NEW HAVEN, Conn. – Connecticut lobstermen have survived storms and struggled with poor prices, die-offs and a prolonged plunge in the population that they count on for a livelihood. Now the dwindling ranks of aging, full-time lobstermen are removing their traps to comply with the first seasonal shutdown on Long Island Sound.

The closure, which begins Sunday and lasts through Nov. 28, aims to reduce the total lobster harvest by 10 percent this year to give the sound’s depleted lobster population a chance to rebuild. Amid skepticism it will reverse their fortunes, lobstermen are tightening their belts, shifting to other fishing, laying off crews, thinking about jobs on shore and wondering how they’ll survive the latest challenge.

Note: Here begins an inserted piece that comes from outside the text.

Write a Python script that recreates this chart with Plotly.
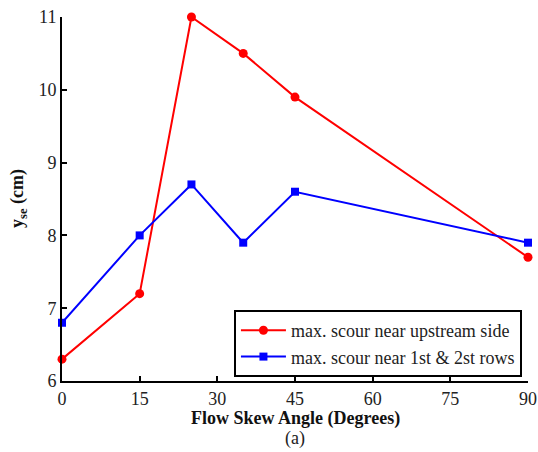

“You won’t find a group of harder-working or more industrious guys,” said Michael Theiler, one of about two dozen full-time lobstermen in Connecticut compared to more than 200 a decade ago. “If there is anyone who is going to survive something like this, it’s going to be lobstermen. I couldn’t tell you how we’re going to do it or what it’s going to take.”

The Atlantic States Marine Fisheries Commission required New York and Connecticut to take steps to reduce the total lobster harvest by 10 percent in 2013. The timing was requested by lobstermen to coincide with a drop in wholesale prices to minimize the harm.

“The economic impact should be well less than 10 percent,” said David Simpson, director of marine fisheries for the state Department of Energy and Environmental Protection. “This is just another call for diversification. They’ve already had to diversify.

Until a few years ago, lobsters represented about 90 percent of Al Schaffer’s income. Now it’s down to 50 percent, and he plans to do additional fishing beside lobsters because of the moratorium.

“It’s going to financially hurt us,” said Schaffer, who lives in New York and figures he’ll have to cut back on his Florida vacation and eating out.

The fishery has been in decline for 15 years. Last year, 250,000 pounds of lobster was caught in Connecticut, down from 3.8 million pounds in the peak year of 1998, Simpson said.

Several potential contributing factors have been cited, including higher water temperatures, pesticide residue, diseases and more predators such as striped bass, scup and other species seen as preventing the lobsters from rebuilding. Results from the latest study are expected in November, Simpson said.

Scientific experts had recommended a five-year ban, but a 10 percent reduction that led to the three-month closure was the longest time period that could be agreed on, Simpson said. Environmental conditions such as water temperature, predation and disease are playing a major role in the collapse, but there was no clear indication that any amount of conservation will bring the stock back to normal levels, he said.

Theiler and Michael Gimshaw, president of the Southern New England Fishermen & Lobstermen’s Association, expect they’ll have to lay off two crewmen each during the closure. “I don’t think that anyone really believes that they are going to come out of this unscathed,” Theiler said. “But if we want to bring lobsters back, the first step is leaving more lobsters in the water.”

Theiler, vice president of the Connecticut Lobstermen’s Association, said lobstermen will take a financial hit but will find a way to persevere.

Theiler agreed that the three-month lobster moratorium is the best option. He predicted it would achieve the 10 percent goal but would not replenish the lobster population long term.

The lobster decline has affected southern New England and farther south, but Maine and Canada are continuing to do well. That has kept prices low for lobstermen, making it difficult to turn a profit.